There is no doubt much duplicatoin of effort here, but the
functions are among those that should be included in the
bioperl modules.
If I only had the time to do it right, I wouldnt have to do it over.
-- WF
Release Announcement: (Modest) Perl programs for molecular sequence data
I often extract data from GenBank, to make nucleotide and
protein alignments (for primer design and for phylogenetic analysis).
Some perl programs I wrote to ease this task are now available
for public use.
Where they are:
http://www.bio.indiana.edu/~wfischer/Perl_Scripts/
What they do:
1. parse features or whole entries from files of GenBank entries;
2. translate DNA sequences into amino-acid sequences;
3. make DNA alignments based on amino-acid alignments.
Complete descriptions are available at the above URL.
Details:
Parsing features from GenBank files
"gbparse"
extracts either whole genbank entries matching a pattern,
or new entries consisting of only those subsequences
specified by a FEATURE; I use it mostly to extract coding
sequences from files of entries retrieved from NCBI, but
the code is general. It will concatenate exons and complement
sequence as specified in the FEATURE table.
Generating amino-acid translations from DNA sequences
"nt2aa" (NucleoTide to AminoAcid)
reads genbank, fasta, or GCG format files (or raw sequence data)
and produces an amino acid sequence in any or all frames,
using any of the genetic codes defined by NCBI.
It will translate degenerate codons as far as possible (which
GCG's "translate" will not), and present a list of possibile
amino acids if desired. Output is either raw or fasta format.

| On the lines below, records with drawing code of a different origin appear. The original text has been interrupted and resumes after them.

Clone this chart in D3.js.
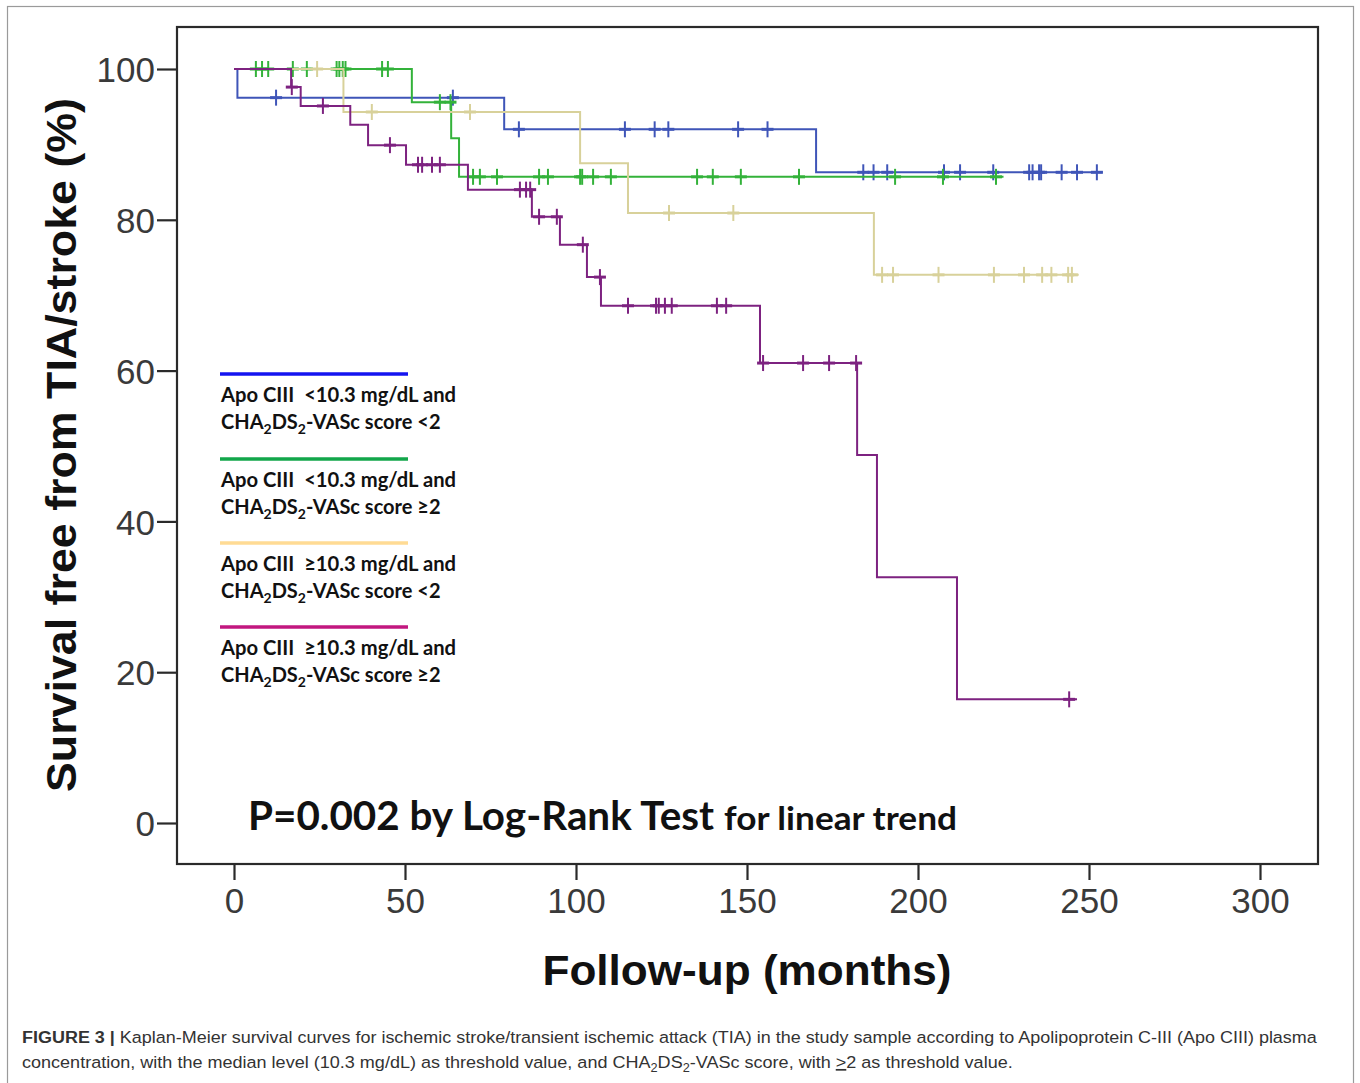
<!DOCTYPE html>
<html><head><meta charset="utf-8">
<script src="https://cdn.jsdelivr.net/npm/d3@7"></script>
<style>
body{margin:0;background:#fff;}
svg{display:block;}
</style></head>
<body>
<svg id="chart" width="1360" height="1083"></svg>
<script>
// ---- data ----
const xTicks = [0, 50, 100, 150, 200, 250, 300];
const yTicks = [0, 20, 40, 60, 80, 100];

// step points: [month, survival %]
const blueSteps   = [[0,100],[1,96.2],[79,92.0],[170.2,86.3]];
const blueEnd     = 254;
const blueCensor  = [12.3,64,83.3,114.3,123,127,147.4,156,184,187,191,207.6,212.3,222,232.5,233.5,235.4,236,242,246.5,252.3];

const greenSteps  = [[0,100],[52,95.6],[63.5,90.8],[65.8,85.7]];
const greenEnd    = 225;
const greenCensor = [6.4,8.2,10,17.2,21.3,30,30.8,31.8,32.6,43.3,45,60.2,63.3,69.9,71.9,76.9,89.2,91.8,101.2,101.8,105,110.2,135.4,140,148.2,165.2,193.3,207.3,222.8];

const yellowSteps  = [[0,100],[32,94.3],[101.2,87.5],[115.2,80.9],[187.1,72.7]];
const yellowEnd    = 247;
const yellowCensor = [24.3,40.3,69,127.2,146,189.5,192.7,206,222.2,231,236.3,239,243.9,245];

const purpleSteps  = [[0,100],[16.7,97.6],[19.5,95.1],[34,92.6],[39.2,89.9],[50.3,87.3],[68.4,84.0],[87.1,80.4],[95.3,76.7],[103.2,72.4],[107.3,68.6],[153.8,61.0],[182.2,48.8],[188,32.6],[211.4,16.4]];
const purpleEnd    = 246.5;
const purpleCensor = [16.9,26,45.6,53.8,55,57.9,60.2,83.6,85.4,86.6,89.2,94.4,102,107,115.2,123.4,124.2,126,128,141.2,143.9,154.7,166.4,174,181.9,244.2];

const seriesNames = [
  ["Apo CIII  <10.3 mg/dL and", "CHA|2|DS|2|-VASc score <2"],
  ["Apo CIII  <10.3 mg/dL and", "CHA|2|DS|2|-VASc score \u22652"],
  ["Apo CIII  \u226510.3 mg/dL and", "CHA|2|DS|2|-VASc score <2"],
  ["Apo CIII  \u226510.3 mg/dL and", "CHA|2|DS|2|-VASc score \u22652"]
];
const curveColors  = ["#3f55b8", "#33b23a", "#d8d19a", "#7d2280"];
const legendColors = ["#1414f0", "#12a64a", "#ffdb94", "#c2177f"];

const series = [
  {steps: blueSteps, end: blueEnd, censor: blueCensor},
  {steps: greenSteps, end: greenEnd, censor: greenCensor},
  {steps: yellowSteps, end: yellowEnd, censor: yellowCensor},
  {steps: purpleSteps, end: purpleEnd, censor: purpleCensor}
];

// ---- layout ----
const svg = d3.select("#chart");
const frame = {left: 177, top: 27, right: 1318, bottom: 864};
const x = d3.scaleLinear().domain([0, 300]).range([234, 1260]);
const y = d3.scaleLinear().domain([0, 100]).range([823, 69]);

// outer figure border
svg.append("rect").attr("x", 7.5).attr("y", 6.5).attr("width", 1346).attr("height", 1090)
  .attr("fill", "none").attr("stroke", "#9a9a9a").attr("stroke-width", 1.2);

// plot frame
svg.append("rect").attr("x", frame.left).attr("y", frame.top)
  .attr("width", frame.right - frame.left).attr("height", frame.bottom - frame.top)
  .attr("fill", "#fff").attr("stroke", "#2a2a2a").attr("stroke-width", 2.2);

// axes
const axisFont = "'Liberation Sans', Arial, sans-serif";
const xAxis = d3.axisBottom(x).tickValues(xTicks).tickSize(16).tickPadding(8);
const gx = svg.append("g").attr("transform", `translate(0,${frame.bottom})`).call(xAxis);
gx.select(".domain").remove();
gx.selectAll(".tick line").attr("stroke", "#2a2a2a").attr("stroke-width", 2.2);
gx.selectAll(".tick text").attr("font-family", axisFont)
  .attr("font-size", 35).attr("fill", "#3a3a3a");

const yAxis = d3.axisLeft(y).tickValues(yTicks).tickSize(20).tickPadding(2);
const gy = svg.append("g").attr("transform", `translate(${frame.left},0)`).call(yAxis);
gy.select(".domain").remove();
gy.selectAll(".tick line").attr("stroke", "#2a2a2a").attr("stroke-width", 2.2);
gy.selectAll(".tick text").attr("font-family", axisFont)
  .attr("font-size", 35).attr("fill", "#3a3a3a").attr("dy", "0.36em");

// axis titles
svg.append("text").attr("transform", "translate(76,445) rotate(-90)")
  .attr("text-anchor", "middle").attr("font-family", axisFont)
  .attr("font-weight", "bold").attr("font-size", 42).attr("fill", "#111")
  .attr("textLength", 694).attr("lengthAdjust", "spacingAndGlyphs")
  .text("Survival free from TIA/stroke (%)");
svg.append("text").attr("x", 747).attr("y", 985)
  .attr("text-anchor", "middle").attr("font-family", axisFont)
  .attr("font-weight", "bold").attr("font-size", 42).attr("fill", "#111")
  .attr("textLength", 409).attr("lengthAdjust", "spacingAndGlyphs")
  .text("Follow-up (months)");

// curves
function survAt(steps, t) {
  let v = steps[0][1];
  for (const s of steps) { if (s[0] <= t) v = s[1]; }
  return v;
}
const line = d3.line().x(d => x(d[0])).y(d => y(d[1])).curve(d3.curveStepAfter);
const g = svg.append("g");
series.forEach((s, i) => {
  const pts = s.steps.slice();
  pts.push([s.end, s.steps[s.steps.length - 1][1]]);
  g.append("path").datum(pts).attr("d", line).attr("fill", "none")
    .attr("stroke", curveColors[i]).attr("stroke-width", 2);
  const cg = g.append("g").attr("stroke", curveColors[i]).attr("stroke-width", 2);
  s.censor.forEach(t => {
    const cx = x(t), cy = y(survAt(s.steps, t));
    cg.append("line").attr("x1", cx).attr("x2", cx).attr("y1", cy - 8).attr("y2", cy + 8);
    cg.append("line").attr("x1", cx - 6).attr("x2", cx + 6).attr("y1", cy).attr("y2", cy).attr("stroke-width", 3);
  });
});

// legend
const legFont = "Lato, 'Open Sans', sans-serif";
const legendY = [374, 459, 543, 627];
seriesNames.forEach((nm, i) => {
  const ly = legendY[i];
  svg.append("line").attr("x1", 220).attr("x2", 408).attr("y1", ly).attr("y2", ly)
    .attr("stroke", legendColors[i]).attr("stroke-width", 3.5);
  svg.append("text").attr("x", 221).attr("y", ly + 28)
    .attr("font-family", legFont).attr("font-weight", "bold")
    .attr("font-size", 20).attr("fill", "#111").attr("xml:space", "preserve")
    .attr("textLength", 235).attr("lengthAdjust", "spacingAndGlyphs").text(nm[0]);
  const t2 = svg.append("text").attr("x", 221).attr("y", ly + 55)
    .attr("font-family", legFont).attr("font-weight", "bold")
    .attr("font-size", 20).attr("fill", "#111");
  nm[1].split("|").forEach((part, k) => {
    const sp = t2.append("tspan").text(part);
    if (k % 2 === 1) sp.attr("font-size", 14).attr("dy", 5);
    else if (k > 0) sp.attr("dy", -5);
  });
});

// p-value annotation
svg.append("text").attr("x", 248).attr("y", 830)
  .attr("font-family", legFont).attr("font-weight", "bold").attr("fill", "#111")
  .attr("font-size", 40).attr("textLength", 466).attr("lengthAdjust", "spacingAndGlyphs")
  .text("P=0.002 by Log-Rank Test");
svg.append("text").attr("x", 724).attr("y", 830)
  .attr("font-family", legFont).attr("font-weight", "bold").attr("fill", "#111")
  .attr("font-size", 33).attr("textLength", 233).attr("lengthAdjust", "spacingAndGlyphs")
  .text("for linear trend");

// caption
const capFont = "'Liberation Sans Narrow', 'Liberation Sans', Arial, sans-serif";
const c1 = svg.append("text").attr("transform", "translate(22,1043) scale(1.057,1)").attr("font-family", capFont)
  .attr("font-size", 17).attr("fill", "#333");
c1.append("tspan").attr("font-weight", "bold").text("FIGURE 3 | ");
c1.append("tspan").text("Kaplan-Meier survival curves for ischemic stroke/transient ischemic attack (TIA) in the study sample according to Apolipoprotein C-III (Apo CIII) plasma");
const c2 = svg.append("text").attr("transform", "translate(22,1068) scale(1.062,1)").attr("font-family", capFont)
  .attr("font-size", 17).attr("fill", "#333");
c2.append("tspan").text("concentration, with the median level (10.3 mg/dL) as threshold value, and CHA");
c2.append("tspan").attr("font-size", 12).attr("dy", 4).text("2");
c2.append("tspan").attr("dy", -4).text("DS");
c2.append("tspan").attr("font-size", 12).attr("dy", 4).text("2");
c2.append("tspan").attr("dy", -4).text("-VASc score, with ");
c2.append("tspan").attr("text-decoration", "underline").text(">");
c2.append("tspan").text("2 as threshold value.");
</script>
</body></html>
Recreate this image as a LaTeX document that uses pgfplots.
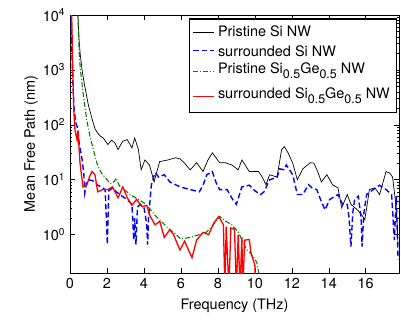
\documentclass[border=0pt]{standalone}
\usepackage{fontspec}
\setmainfont{TeX Gyre Heros}
\usepackage{pgfplots}
\pgfplotsset{compat=1.18}
\newcommand{\sub}[1]{\raisebox{-5.5bp}{\fontsize{12.5}{12.5}\selectfont #1}}
\definecolor{mgreen}{rgb}{0,0.5,0}
\begin{document}
\fontsize{14.5}{17}\selectfont
\begin{tikzpicture}
\begin{axis}[
 name=ax,
 scale only axis,
 width=329bp, height=258bp,
 ymode=log, xmin=0, xmax=17.8, ymin=0.2, ymax=1e4,
 xtick={0,2,...,16},
 ytick={1,10,100,1000,10000},
 yticklabels={10\textsuperscript{0},10\textsuperscript{1},10\textsuperscript{2},10\textsuperscript{3},10\textsuperscript{4}},
 tick align=inside,
 major tick length=5bp, minor tick length=2.5bp,
 every tick/.style={black, line width=0.5bp},
 axis line style={line width=0.9bp},
 xlabel={Frequency (THz)}, ylabel={Mean Free Path (nm)},
 ylabel shift=-5bp, xlabel shift=1bp,
 /pgf/number format/assume math mode=true,
 tick label style={font=\fontsize{14.5}{17}\selectfont},
 label style={font=\fontsize{14.5}{17}\selectfont},
 legend style={at={(rel axis cs:0.991,0.985)}, anchor=north east, name=leg,
   cells={anchor=west}, font=\fontsize{14.5}{17}\selectfont, inner sep=3bp, row sep=0bp,
   nodes={inner xsep=3bp, inner ysep=1bp, text depth={}, text height={}}},
 legend image code/.code={\draw[#1] (0bp,0bp) -- (21bp,0bp);},
 clip=true,
]
\addplot[black, line width=0.7bp] coordinates {
(0.42,11220)(0.5,3162)(0.55,1995)(0.65,1000)(0.8,501)(1.0,224)(1.2,126)(1.35,85.1)(1.5,70.8)(1.62,63.1)(1.8,57.5)(2.05,43.7)(2.25,52.5)(2.43,46.8)(2.6,35.5)(2.85,50.1)(3.1,53.7)(3.35,38.0)(3.5,57.5)(3.7,35.5)(3.85,15.1)(4.05,22.9)(4.3,18.6)(4.55,9.12)(4.85,21.4)(5.3,22.9)(5.7,25.1)(5.95,24.0)(6.2,20.0)(6.5,15.1)(6.85,20.4)(7.2,14.1)(7.45,22.4)(7.7,30.9)(7.9,25.1)(8.1,20.4)(8.4,20.4)(8.75,18.6)(9.1,15.1)(9.3,22.9)(9.7,14.1)(10.2,14.1)(10.4,11.2)(10.6,8.13)(10.8,12.3)(11.2,11.2)(11.45,35.5)(11.6,39.8)(11.8,30.9)(12.05,20.0)(12.3,10.0)(12.6,15.8)(13.0,20.4)(13.2,20.0)(13.4,14.1)(13.6,9.12)(13.9,12.3)(14.2,8.13)(14.5,7.08)(14.7,3.09)(15.0,5.37)(15.2,3.55)(15.55,2.82)(15.8,2.24)(15.95,1.86)(16.2,6.61)(16.5,7.08)(16.75,5.37)(17.1,14.1)(17.3,13.2)(17.45,11.2)(17.6,4.37)(17.7,1.58)(17.75,0.631)
};
\addlegendentry{\rule[-5bp]{0pt}{18bp}Pristine Si NW}
\addplot[blue, line width=1.4bp, dash pattern=on 5.5bp off 3bp] coordinates {
(0.05,11220)(0.1,2512)(0.15,631)(0.22,200)(0.3,112)(0.4,89.1)(0.5,44.7)(0.65,24.0)(0.75,12.6)(0.8,5.75)(0.9,8.91)(1.0,10.0)(1.24,9.55)(1.5,7.94)(1.7,7.41)(1.9,6.61)(1.98,1.58)(2.02,0.661)(2.06,2.0)(2.1,6.31)(2.3,7.08)(2.5,6.03)(2.7,5.37)(2.9,4.79)(3.1,4.37)(3.35,3.55)(3.45,0.794)(3.5,2.0)(3.57,0.661)(3.65,3.16)(3.8,3.55)(4.0,3.16)(4.15,1.58)(4.2,0.661)(4.25,2.0)(4.4,7.94)(4.6,13.5)(4.8,11.2)(5.1,12.3)(5.4,9.12)(5.95,7.41)(6.5,6.61)(7.0,6.03)(7.2,7.94)(7.4,12.3)(7.7,14.1)(7.9,8.91)(8.1,6.61)(8.5,6.61)(8.8,4.37)(9.0,3.55)(9.3,7.41)(9.7,7.94)(10.0,6.31)(10.3,5.37)(10.5,6.03)(10.8,10.0)(11.2,11.0)(11.35,15.8)(11.6,15.1)(11.7,18.6)(11.8,16.6)(12.05,12.3)(12.3,5.37)(12.6,5.37)(12.9,8.13)(13.1,7.08)(13.35,6.61)(13.6,3.98)(13.8,2.82)(14.05,4.37)(14.5,5.37)(14.75,3.55)(15.0,3.55)(15.1,2.0)(15.2,0.603)(15.3,2.51)(15.4,4.37)(15.6,5.01)(15.75,2.0)(15.8,0.603)(15.9,2.51)(16.05,5.37)(16.4,6.61)(16.75,7.94)(17.1,6.61)(17.4,5.37)(17.55,0.794)(17.65,5.01)(17.75,0.355)
};
\addlegendentry{\rule[-2bp]{0pt}{15bp}surrounded Si NW}
\addplot[mgreen, line width=1.1bp, dash pattern=on 5bp off 2bp on 1bp off 2bp] coordinates {
(0.42,11220)(0.5,1995)(0.55,1122)(0.7,398)(0.9,126)(1.1,57.5)(1.3,31.6)(1.5,17.8)(1.7,13.2)(2.0,10.0)(2.2,8.51)(2.4,9.33)(2.5,10.7)(2.65,7.94)(2.8,7.08)(3.0,6.31)(3.3,5.25)(3.6,4.57)(4.0,3.80)(4.3,3.02)(4.6,2.24)(5.0,1.66)(5.3,1.32)(5.6,1.10)(6.0,0.832)(6.5,0.891)(7.0,1.0)(7.4,1.12)(7.8,1.58)(8.1,2.14)(8.4,1.78)(8.75,1.51)(9.1,1.12)(9.55,0.537)(9.8,0.447)(10.1,0.316)(10.25,0.178)
};
\addlegendentry{\rule[-10bp]{0pt}{23bp}Pristine Si\sub{0.5}Ge\sub{0.5} NW}
\addplot[red, line width=1.3bp] coordinates {
(0.08,11220)(0.1,7413)(0.15,1000)(0.2,200)(0.27,79.4)(0.38,53.7)(0.43,79.4)(0.54,20.4)(0.7,7.41)(0.92,8.13)(1.05,11.2)(1.19,14.1)(1.35,12.3)(1.5,6.03)(1.78,6.61)(2.05,6.61)(2.3,7.41)(2.6,4.68)(2.86,7.41)(3.1,4.68)(3.35,3.39)(3.6,4.37)(3.9,3.24)(4.15,3.39)(4.3,2.29)(4.6,1.51)(4.86,1.74)(5.1,0.891)(5.4,1.23)(5.6,1.0)(5.95,0.525)(6.2,0.759)(6.6,0.380)(6.85,0.794)(7.2,1.10)(7.5,1.0)(7.8,1.66)(8.05,2.14)(8.3,1.51)(8.38,0.1)(8.45,1.41)(8.6,0.1)(8.7,1.32)(8.9,1.26)(9.0,0.1)(9.1,1.0)(9.2,0.1)(9.3,0.891)(9.35,0.1)(9.45,0.794)(9.7,0.813)(9.8,0.447)(10.0,0.282)(10.05,0.1)
};
\addlegendentry{\rule[-10bp]{0pt}{23bp}surrounded Si\sub{0.5}Ge\sub{0.5} NW}
\end{axis}
\draw[line width=0.9bp] (leg.south west) rectangle (leg.north east);
\pgfresetboundingbox
\path ([xshift=-70bp,yshift=-48bp]ax.south west) rectangle ([xshift=2bp,yshift=15bp]ax.north east);
\end{tikzpicture}
\end{document}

Step Three: Generating an amino-acid alignment
You're on your own here: use GCG's pileup, or clustalw, or
mase, or macaw, or seaview, or whatever you like.
Save the output as fasta, or genbank, or Don Gilbert's
excellent "readseq" program (q.v.) is installed, any format
that it can handle.
Step Four: Aligning sequence data to the amino-acid alignment
"align2aa"
reads two inout files containing DNA and amino-acid sequences (and an
optional names file if the names are different), and inserts
gaps in the DNA sequences (via reverse-translation) to match
the alignment of the corresponding amino-acid sequences. Takes
input in fasta-format, or genbank, or anything "readseq"
can handle (see above); writes fasta-format output.
Disclaimers:
These perl programs were written to serve my own needs;
they are not sterling examples of good coding practice
(indeed, they may shock or amuse those who write elegant code).
I am making these programs available in the hope that they may be
useful; I cannot guarantee that they will not corrupt your data (so
keep backup copies). Nonetheless, if you find a problem, I will
apologize to you and (my time permitting, and given enough detail)
fix the problem that caused you trouble. No other warranties,
expressed or implied, apply.
The code is not in the public domain. It may not be sold, or used in a
product which is sold, without the express consent of the author.
____________________________________________________________
Will Fischer
Biology Department wfischer@indiana.edu
Jordan Hall http://www.bio.indiana.edu/~wfischer
Indiana University Lab: 812-855-2549
Bloomington, Indiana 47405 USA FAX: 812-855-6705